En Zélande, redonner de l’espace à la mer
Dans la province de Zélande aussi, la nature tente de reprendre ses droits grâce à l’intervention de l’homme. À la frontière belge, la digue qui protégeait l’ancien polder Hedwige [terme néerlandais désignant une zone de terre artificielle gagnée sur la mer, ndlr] a été détruite en octobre 2022 pour redonner de la place à l’eau et réduire le risque d’inondations. Mais pas seulement : la création de cette zone humide doit permettre de compenser la perte de biodiversité causée par l’approfondissement du chenal menant au port d’Anvers, jouxtant le polder.
« Aujourd’hui les plus gros porte-conteneurs peuvent se rendre dans le port. Cela a un gros impact sur la nature. Réhumidifier le polder Hedwige est un petit geste que nous pouvons faire pour la nature », explique Bas de Maat. Chaussures de sécurité aux pieds, il assure depuis 2017 l’entretien des réserves naturelles placées sous la surveillance de la Fondation pour la protection des paysages de Zélande.
À l’instar des îles de Marker Wadden, le retour de milliers d’oiseaux a été constaté. Les marécages formés par l’inondation du polder constituent une importante réserve de nourriture. Mais impossible de ne pas remarquer le paradoxe de la compensation écologique : à quelques centaines de mètres des ruisseaux récemment formés où viennent se nourrir des aigles de mer, des canards et des courlis, une file de dix porte-conteneurs pénètrent dans le port d’Anvers. « Je suis tombé amoureux de cet endroit, j’adore à quel point c’est silencieux et naturel. Mais quand je tourne la tête et que je regarde le port, c’est horrible », déplore Bas.
« Ils voient l’eau comme un problème et se battent contre elle »
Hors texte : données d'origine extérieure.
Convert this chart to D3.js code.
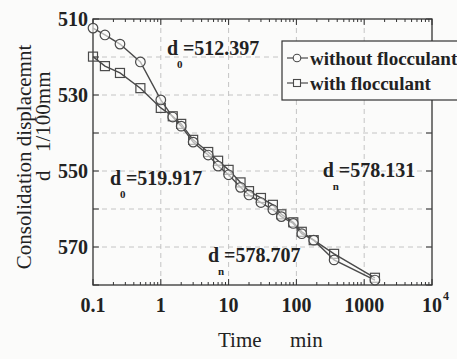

Contrairement à Marker Wadden, ici l’intervention de l’homme se limite à de la surveillance quotidienne. Seule la marée qui inonde tous les jours l’ancien polder et le recouvre d’une fine couche de sable est la bienvenue. « Quand la profondeur sera moindre, des plantes pourront pousser et le polder Hedwige deviendra une aire de reproduction pour la faune », espère Bas.
S’il est convaincu de la nécessité de développer la biodiversité en Zélande, certains habitants de la commune d’Hulst à proximité du polder ont manifesté contre la destruction de l’ancienne digue érigée en 1907. Cette ville avait été particulièrement touchée par les grandes inondations de 1953, qui ont causé la mort de 2 500 personnes. « Les habitants ont perdu de la famille, des amis. Alors ils voient l’eau comme un problème, et se battent contre elle », regrette Bas.
Face à cette crainte, la pédagogie est essentielle. Bas explique aux 15 000 Néerlandais qui viennent se ressourcer dans cette réserve naturelle tous les ans, que si réhumidifier le polder Hedwige a des vertus environnementales, l’intérêt est aussi sécuritaire. Cette zone marécageuse a une importante capacité d’absorption de l’eau en cas de raz-de-marées. « Certains visiteurs viennent avec des a priori sur les bénéfices de la destruction de la digue, mais quand je leur explique ce mécanisme, ils comprennent », assure avec espoir le passionné d’écologie.
Bas et Obbe ne se connaissent pas. Pourtant, ils sont tous les deux persuadés d’une chose : l’être humain peut participer à la renaissance de la nature dans des espaces vidés de leur biodiversité. À leurs yeux, cela tient d’ailleurs plus du devoir. « Nous [l’humanité] avons tellement endommagé la nature. Nous devons maintenant nous retirer plus ou moins et lui donner la possibilité de se développer. On ne peut pas créer de la biodiversité, on peut seulement mettre en œuvre les conditions dans lesquelles elle se développera ».